# Any Ideas What This Is?



## Cklinger (Apr 19, 2022)

I got this orchid a long time ago from my grandfather, but unfortunately didn't make it since it goes dormant in winter, and I don't have much luck with plants that go dormant. However, I would like to try it again, but can't remember/don't know the genus and species of this one. Any ideas? The tag is pretty worn as well. 

Something very interesting about it is that it made my room smell like fish oil.


----------



## mrhappyrotter (Apr 19, 2022)

Ancistrochilus rothschildiana


----------



## Ray (Apr 19, 2022)

Agreed


----------



## Cklinger (Apr 19, 2022)

mrhappyrotter said:


> Ancistrochilus rothschildiana


Thank you!
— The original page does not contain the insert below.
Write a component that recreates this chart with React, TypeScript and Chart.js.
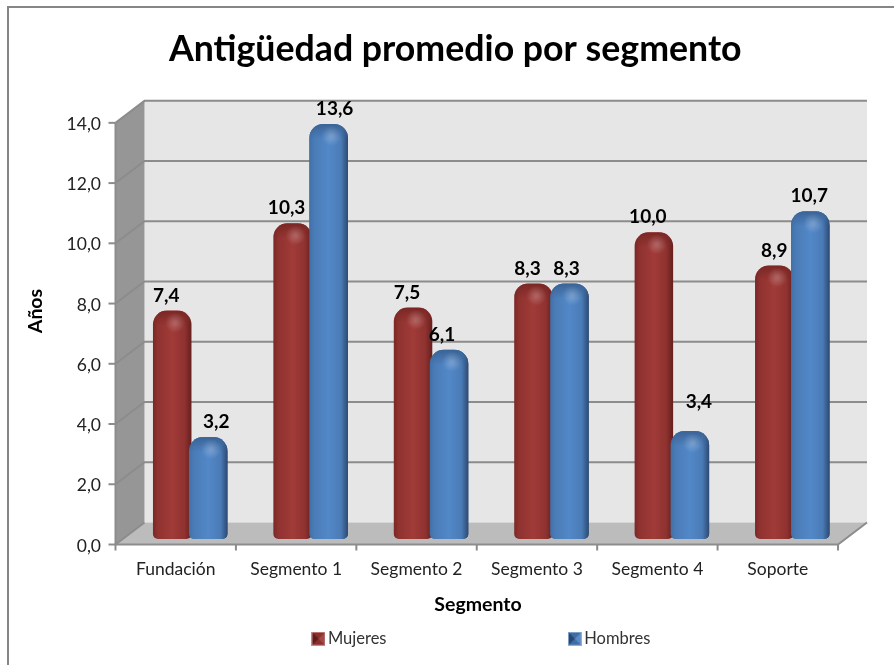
import React, { useEffect, useRef } from "react";
import { Chart, registerables } from "chart.js";

Chart.register(...registerables);

const categories = ["Fundación", "Segmento 1", "Segmento 2", "Segmento 3", "Segmento 4", "Soporte"];
const mujeres = [7.4, 10.3, 7.5, 8.3, 10.0, 8.9];
const hombres = [3.2, 13.6, 6.1, 8.3, 3.4, 10.7];
const chartTitle = "Antigüedad promedio por segmento";
const xAxisTitle = "Segmento";
const yAxisTitle = "Años";

const FONT = "Lato, Carlito, Calibri, sans-serif";
const DX = 14.5;
const DY = 11;
const SLOT = 36;
const BAR_W = 38.5;

// hand-placed label nudges of the source chart (pixels)
const labelNudgeX = [
  [-6, 8],
  [-6, 6],
  [-6, -7],
  [-6, -3],
  [-6, 9],
  [0, -1],
];
const labelNudgeY = [
  [0, 0],
  [0, 0],
  [0, 0],
  [0, 0],
  [0, -14],
  [0, 0],
];

const palette = [
  { edgeL: "#7a2826", mid: "#a03b38", midL: "#8f3230", edgeR: "#651f1d", top: "#7a2725" },
  { edgeL: "#4170a6", mid: "#5288c8", midL: "#4a7bb6", edgeR: "#2c4a73", top: "#3a6396" },
];

function barFill(c: any) {
  const ds = c.datasetIndex ?? 0;
  const p = palette[ds];
  const s = c.chart.scales?.x;
  if (!s || c.dataIndex === undefined) return p.mid;
  const cx = s.getPixelForValue(c.dataIndex) + (ds === 0 ? -SLOT / 2 : SLOT / 2);
  const l = cx - BAR_W / 2;
  const g = c.chart.ctx.createLinearGradient(l, 0, l + BAR_W, 0);
  g.addColorStop(0, p.edgeL);
  g.addColorStop(0.12, p.midL);
  g.addColorStop(0.5, p.mid);
  g.addColorStop(0.82, p.midL);
  g.addColorStop(1, p.edgeR);
  return g;
}

function legendSwatch(ds: number) {
  const cv = document.createElement("canvas");
  cv.width = 14;
  cv.height = 14;
  const x = cv.getContext("2d")!;
  const colors = ds === 0 ? ["#c98b89", "#8c2f2d", "#5e1c1a", "#a14a48"] : ["#8db0da", "#3f6ea5", "#2a476f", "#5d8cc4"];
  x.fillStyle = colors[0];
  x.fillRect(0, 0, 14, 14);
  x.fillStyle = colors[1];
  x.fillRect(1, 1, 12, 12);
  x.fillStyle = colors[2];
  x.beginPath();
  x.moveTo(1, 1);
  x.lineTo(7, 7);
  x.lineTo(1, 13);
  x.closePath();
  x.fill();
  x.fillStyle = colors[3];
  x.beginPath();
  x.moveTo(13, 1);
  x.lineTo(7, 7);
  x.lineTo(13, 13);
  x.closePath();
  x.fill();
  return cv;
}

const barStyle = {
  base: -0.18,
  clip: false,
  categoryPercentage: (SLOT * 2) / 120.4,
  barPercentage: BAR_W / SLOT,
  backgroundColor: barFill,
  borderWidth: 0,
  borderSkipped: false,
  borderRadius: { topLeft: 14, topRight: 14, bottomLeft: 5, bottomRight: 5 },
};

const scene3d = {
  id: "scene3d",
  afterLayout(chart: any) {
    const leg = chart.legend;
    const pad = leg.options.labels.padding;
    leg.top = 630.5 - pad;
    leg.bottom = 664;
    leg.left += 28.5;
    leg.right += 28.5;
  },
  beforeDatasetsDraw(chart: any) {
    const { ctx, chartArea: a, scales } = chart;
    const y = scales.y;
    const x = scales.x;
    const y0 = y.getPixelForValue(0);
    const yT = y.getPixelForValue(14);
    ctx.save();
    // outer frame
    ctx.fillStyle = "#868686";
    ctx.fillRect(7, 6, 887, 2);
    ctx.fillRect(7, 6, 2, 659);
    // back wall
    ctx.fillStyle = "#e6e6e6";
    ctx.fillRect(a.left + DX, yT - DY, a.right - a.left, y0 - yT);
    // side wall
    ctx.fillStyle = "#969696";
    ctx.beginPath();
    ctx.moveTo(a.left + DX, yT - DY);
    ctx.lineTo(a.left - DX, yT + DY);
    ctx.lineTo(a.left - DX, y0 + DY);
    ctx.lineTo(a.left + DX, y0 - DY);
    ctx.closePath();
    ctx.fill();
    // floor
    ctx.fillStyle = "#bcbcbc";
    ctx.beginPath();
    ctx.moveTo(a.left + DX, y0 - DY);
    ctx.lineTo(a.right + DX, y0 - DY);
    ctx.lineTo(a.right - DX, y0 + DY);
    ctx.lineTo(a.left - DX, y0 + DY);
    ctx.closePath();
    ctx.fill();
    // gridlines
    ctx.strokeStyle = "#8c8c8c";
    ctx.lineWidth = 2;
    y.ticks.forEach((t: any) => {
      const py = y.getPixelForValue(t.value);
      ctx.beginPath();
      ctx.moveTo(a.left - DX, py + DY);
      ctx.lineTo(a.left + DX, py - DY);
      if (t.value !== 0) ctx.lineTo(a.right + DX, py - DY);
      ctx.stroke();
      ctx.beginPath();
      ctx.moveTo(a.left - DX - 7, py + DY);
      ctx.lineTo(a.left - DX, py + DY);
      ctx.stroke();
    });
    // axes lines
    ctx.strokeStyle = "#8c8c8c";
    ctx.beginPath();
    ctx.moveTo(a.left - DX, yT + DY);
    ctx.lineTo(a.left - DX, y0 + DY);
    ctx.lineTo(a.right - DX, y0 + DY);
    ctx.lineTo(a.right + DX, y0 - DY);
    ctx.stroke();
    categories.forEach((_, i) => {
      const px = x.getPixelForValue(i) - (a.right - a.left) / 12 - DX;
      ctx.beginPath();
      ctx.moveTo(px, y0 + DY);
      ctx.lineTo(px, y0 + DY + 6);
      ctx.stroke();
    });
    ctx.beginPath();
    ctx.moveTo(a.right - DX, y0 + DY);
    ctx.lineTo(a.right - DX, y0 + DY + 6);
    ctx.stroke();
    ctx.restore();
  },
  afterDatasetsDraw(chart: any) {
    const { ctx } = chart;
    const shadeBars = (ds: number) => {
      const p = palette[ds];
      chart.getDatasetMeta(ds).data.forEach((el: any) => {
        const { x, y, width } = el.getProps(["x", "y", "width"], true);
        const l = x - width / 2;
        ctx.save();
        ctx.beginPath();
        ctx.roundRect(l, y, width, 30, [14, 14, 0, 0]);
        ctx.clip();
        const g = ctx.createLinearGradient(0, y, 0, y + 15);
        g.addColorStop(0, p.top);
        g.addColorStop(1, p.top + "00");
        ctx.fillStyle = g;
        ctx.fillRect(l, y, width, 16);
        const h = ctx.createRadialGradient(x + 3, y + 12, 1, x + 3, y + 12, 10);
        h.addColorStop(0, "rgba(255,255,255,0.22)");
        h.addColorStop(1, "rgba(255,255,255,0)");
        ctx.fillStyle = h;
        ctx.fillRect(l, y, width, 30);
        ctx.restore();
      });
    };
    shadeBars(0);
    // the right-hand bar overlaps the left-hand one, as in the source
    chart.getDatasetMeta(1).data.forEach((el: any) => el.draw(ctx));
    shadeBars(1);

    // value labels
    ctx.save();
    ctx.font = `bold 19px ${FONT}`;
    ctx.fillStyle = "#000";
    ctx.textAlign = "center";
    ctx.textBaseline = "middle";
    [0, 1].forEach((ds) => {
      chart.getDatasetMeta(ds).data.forEach((el: any, i: number) => {
        const v = chart.data.datasets[ds].data[i] as number;
        const { x, y } = el.getProps(["x", "y"], true);
        ctx.fillText(v.toFixed(1).replace(".", ","), x + labelNudgeX[i][ds], y - 15 + labelNudgeY[i][ds]);
      });
    });
    // axis titles, centred on the front plane of the 3-D box
    ctx.font = `bold 19.5px ${FONT}`;
    ctx.fillText(xAxisTitle, 478, 605);
    ctx.translate(36, 311);
    ctx.rotate(-Math.PI / 2);
    ctx.fillText(yAxisTitle, 0, 0);
    ctx.restore();
  },
};

export default function App() {
  const ref = useRef<HTMLCanvasElement>(null);
  useEffect(() => {
    const chart = new Chart(ref.current!, {
      type: "bar",
      data: {
        labels: categories,
        datasets: [
          { label: "Mujeres", data: mujeres, ...barStyle },
          { label: "Hombres", data: hombres, ...barStyle },
        ],
      } as any,
      plugins: [scene3d],
      options: {
        responsive: false,
        animation: false,
        layout: { padding: { left: 58, right: 41.5, top: 28, bottom: 8 } },
        plugins: {
          title: {
            display: true,
            text: chartTitle,
            color: "#000",
            font: { family: FONT, size: 35.7, weight: "bold" },
            padding: { top: 0, bottom: 41 },
          },
          tooltip: { enabled: false },
          legend: {
            position: "bottom",
            maxHeight: 40,
            labels: {
              color: "#333",
              font: { family: FONT, size: 16.5 },
              padding: 187,
              usePointStyle: true,
              pointStyleWidth: 2.5,
              generateLabels: () =>
                ["Mujeres", "Hombres"].map((text, i) => ({
                  text,
                  datasetIndex: i,
                  fontColor: "#333",
                  pointStyle: legendSwatch(i),
                  hidden: false,
                })),
            },
          } as any,
        },
        scales: {
          x: {
            grid: { display: false, drawTicks: false },
            border: { display: false },
            ticks: {
              color: "#222",
              font: { family: FONT, size: 17.5 },
              padding: 25,
              labelOffset: -DX,
              maxRotation: 0,
              autoSkip: false,
            },
            afterFit: (s: any) => {
              s.height = 83.5;
            },
          },
          y: {
            min: 0,
            max: 14,
            grid: { display: false, drawTicks: false },
            border: { display: false },
            ticks: {
              stepSize: 2,
              color: "#222",
              font: { family: FONT, size: 17.5 },
              padding: 29,
              labelOffset: DY + 1.5,
              callback: (v: any) => Number(v).toFixed(1).replace(".", ","),
            },
            afterFit: (s: any) => {
              s.width = 72;
            },
          },
        },
      } as any,
    });
    return () => chart.destroy();
  }, []);
  return <canvas ref={ref} width={894} height={665} style={{ position: "fixed", left: 0, top: 0 }} />;
}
I kept finding the species name, but kept messing up the genus.


----------



## Penetang (Apr 20, 2022)

Cklinger said:


> I got this orchid a long time ago from my grandfather, but unfortunately didn't make it since it goes dormant in winter, and I don't have much luck with plants that go dormant. However, I would like to try it again, but can't remember/don't know the genus and species of this one. Any ideas? The tag is pretty worn as well.
> 
> Something very interesting about it is that it made my room smell like fish oil.


Regarding your almost invisible well worn tag. Place the tag on a white background and photograph it, then place the tag on a black or very dark background and take another picture. The photos will reveal more than the plain tag does. Good luck


----------